President Trump’s announcement last week that he was withdrawing the United States from the Paris Climate Accords, though expected, drew swift and polarized reactions from across the globe. While supporters of the move touted the economic benefits, critics shrewdly pointed out that environmental considerations and economic outcomes are often inextricably linked. Indeed, the impact of negative externalities such as pollution have long been a broadly accepted cornerstone of economic theory. With greenhouse gas-driven climate change possibly the greatest externality ever observed, the economic implications are likewise enormous.
So how will withdrawing from the Paris Accords shake out for the U.S. economy? Well, in the short term at least, not much should change. Paris Accords or no Paris Accords, green energy initiatives have a lot of momentum both at home and abroad, and the President’s decision will not severely stem that tide. This is especially true given the coalition of governors and mayors vowing to independently abide by the agreement. Likewise, while they might experience a temporary boost, this is not an unprecedented windfall for American fossil fuels production. Coal is still going to die. As has been pointed out many times, that industry’s collapsing job market had a lot more to do with changing market conditions (read: fracking) than it did with President Obama’s so-called War on Coal.
But looking at the death of coal jobs also highlights an interesting dynamic in the contemporary economic calculus of the U.S. energy sector. Increasingly, the number of jobs associated with different types of energy production are used as a proxy for their economic importance/viability; the Washington Post’s exposition on the relatively modest size of the U.S. coal labor force comes almost as a ready-made counter to President Trump’s decision. But while this logic may seem perfectly reasonable on the surface, it runs the risk of succumbing to the shovel-spoon fallacy apocryphally attributed to Milton Friedman. In other words, more jobs does not necessarily equate to greater economic efficiency, particularly if those jobs are created solely by government mandate.

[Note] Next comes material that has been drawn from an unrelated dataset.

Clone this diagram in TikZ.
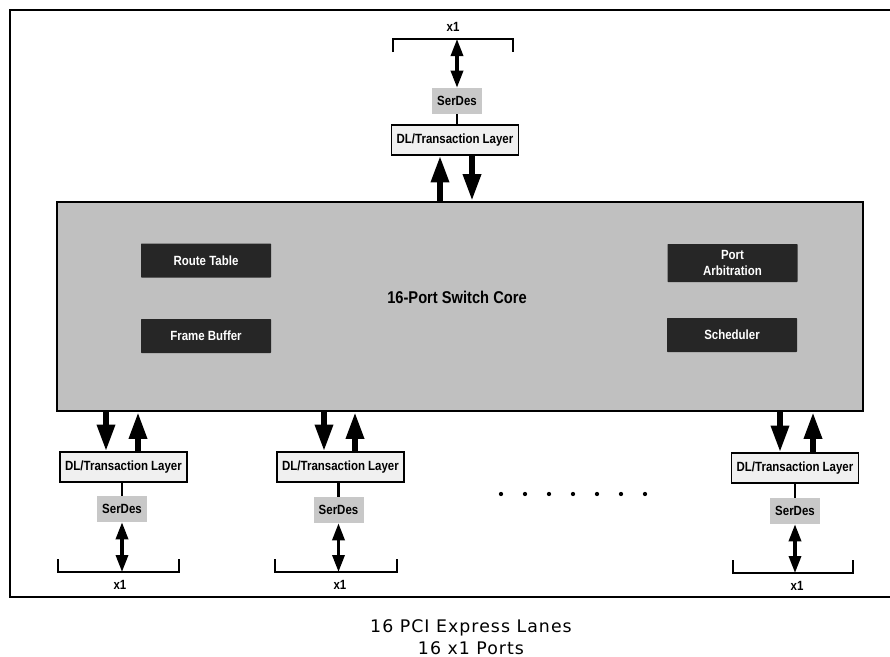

With that in mind, let’s take a look at the numbers. Coal (as the Washington Post so helpfully informs us) currently supports about 76,000 jobs, while The Solar Foundation pegged 2016 employment levels within their industry as 260,000. Conversely, coal accounts for 17 percent of 97.4 quadrillion Btus of domestically-produced energy in 2016, compared to the just 12 percent generated by all renewables. Thus, even attributing all renewable energy production to solar, the coal industry produced on average nearly five times as much energy per worker than America’s much-vaunted solar sector.
This does not prove coal is better than solar; there is in fact no shortage of effective counter-arguments to that notion. What it does do is lay bare the fact that good economic analysis is usually more complicated than a single, easily digestible metric crammed into a sound bite. In a similar vein, the President would be wise not to ignore the geopolitical implications of his decisions. While sticking it to the globalists might make for good press, if the world responds with something like a carbon tariff, then suffice it to say that we’re gonna have a bad time.